Both questions need further exploration as the implications for clinical practice may be tremendous.

Results from numerous independent studies consistently suggest that patients can be diagnosed with comorbid bipolar disorder and ADHD. More research is needed, however, to solve this diagnostic conundrum.

Nick C. Patel, PharmD, PhD
Assistant professor
Departments of pharmacy practice and psychiatry
Floyd R. Sallee, MD, PhD
Professor, department of psychiatry
University of Cincinnati


1. Milberger S, Biederman J, Faraone SV, et al. Attention deficit hyperactivity disorder and comorbid disorders: issues of overlapping symptoms. Am J Psychiatry 1995;152:1793-9.

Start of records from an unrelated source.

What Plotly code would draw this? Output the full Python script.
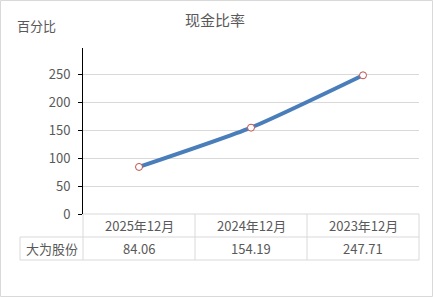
import plotly.graph_objects as go

categories = ["2025年12月", "2024年12月", "2023年12月"]
values = [84.06, 154.19, 247.71]
series_name = "大为股份"
title_text = "现金比率"
y_title = "百分比"
y_ticks = [0, 50, 100, 150, 200, 250]

W, H = 433, 297
L, R, T, B = 83, 14, 48, 83
PW, PH = W - L - R, H - T - B
YMAX = 296.5

FONT = "Noto Sans CJK SC, Microsoft YaHei, sans-serif"
TXT = "#595959"
GRID = "#d9d9d9"

def px_x(p):
    return (p - L) / PW

def px_y(p):
    return (H - B - p) / PH

fig = go.Figure()
fig.add_trace(go.Scatter(
    x=categories, y=values, mode="lines+markers", name=series_name,
    line=dict(color="#4a7ebb", width=4, shape="spline", smoothing=0.6),
    marker=dict(size=7, color="white", line=dict(color="#c0504d", width=1)),
    showlegend=False, hoverinfo="skip",
))

shapes = []
n = len(categories)
row1_top, row1_bot, row2_bot = H - B, H - B + 23, H - B + 46
left_px = 20
line = dict(color=GRID, width=1)
shapes.append(dict(type="line", xref="paper", yref="paper", x0=0, x1=1,
                   y0=px_y(row1_top), y1=px_y(row1_top), line=line))
for yy in (row1_bot, row2_bot):
    shapes.append(dict(type="line", xref="paper", yref="paper", x0=px_x(left_px), x1=1,
                       y0=px_y(yy), y1=px_y(yy), line=line))
for k in range(n + 1):
    shapes.append(dict(type="line", xref="paper", yref="paper", x0=k / n, x1=k / n,
                       y0=px_y(row1_top), y1=px_y(row2_bot), line=line))
shapes.append(dict(type="line", xref="paper", yref="paper", x0=px_x(left_px), x1=px_x(left_px),
                   y0=px_y(row1_bot), y1=px_y(row2_bot), line=line))
shapes.append(dict(type="rect", xref="paper", yref="paper",
                   x0=px_x(0.5), x1=px_x(W - 0.5), y0=px_y(H - 0.5), y1=px_y(0.5),
                   line=dict(color="#d9d9d9", width=1), layer="below"))

annotations = []
for c, v in zip(categories, values):
    annotations.append(dict(x=c, xref="x", y=px_y((row1_top + row1_bot) / 2), yref="paper",
                            text=c, showarrow=False, font=dict(size=13, color=TXT, family=FONT),
                            xanchor="center", yanchor="middle"))
    annotations.append(dict(x=c, xref="x", y=px_y((row1_bot + row2_bot) / 2), yref="paper",
                            text=f"{v:.2f}", showarrow=False, font=dict(size=13, color=TXT, family=FONT),
                            xanchor="center", yanchor="middle"))
annotations.append(dict(x=px_x((left_px + L) / 2), xref="paper", y=px_y((row1_bot + row2_bot) / 2), yref="paper",
                        text=series_name, showarrow=False, font=dict(size=13, color=TXT, family=FONT),
                        xanchor="center", yanchor="middle"))
annotations.append(dict(x=px_x(37), xref="paper", y=px_y(25), yref="paper",
                        text=y_title, showarrow=False, font=dict(size=13, color=TXT, family=FONT),
                        xanchor="center", yanchor="middle"))
annotations.append(dict(x=px_x(215), xref="paper", y=px_y(19), yref="paper",
                        text=title_text, showarrow=False, font=dict(size=15, color=TXT, family=FONT),
                        xanchor="center", yanchor="middle"))

fig.update_layout(
    width=W, height=H, margin=dict(l=L, r=R, t=T, b=B),
    paper_bgcolor="white", plot_bgcolor="white",
    xaxis=dict(type="category", range=[-0.5, n - 0.5], showticklabels=False,
               showgrid=False, showline=False, zeroline=False, ticks=""),
    yaxis=dict(range=[0, YMAX], tickvals=y_ticks, showgrid=True, gridcolor=GRID, gridwidth=1,
               showline=True, linecolor="black", linewidth=1, ticks="outside", ticklen=4,
               tickcolor="black", zeroline=False, ticklabelstandoff=5,
               tickfont=dict(size=13, color=TXT, family=FONT)),
    shapes=shapes, annotations=annotations,
)

fig.write_html("out.html")
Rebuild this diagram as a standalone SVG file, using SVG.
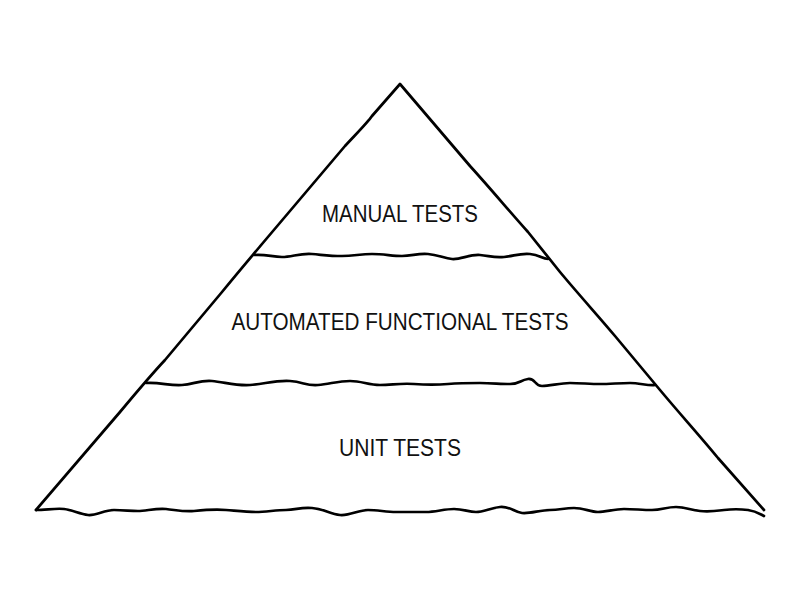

2. Scheffer RE, Kowatch RA, Carmody T, Rush AJ. Randomized, placebo-controlled trial of mixed amphetamine salts for symptoms of comorbid ADHD in pediatric bipolar disorder after mood stabilization with divalproex sodium. Am J Psychiatry 2005;162:58-64.

3. Perlis RH, Miyahara S, Marangell LB, et al. for the STEP-BD Investigators. Long-term implications of early onset in bipolar disorder: data from the first 1,000 participants in the systematic treatment enhancement program for bipolar disorder (STEP-BD). Biol Psychiatry 2004;55:875-81.

4. DelBello MP, Soutullo CA, Hendricks W, et al. Prior stimulant treatment in adolescents with bipolar disorder: association with age at onset. Bipolar Disord 2001;3:53-7.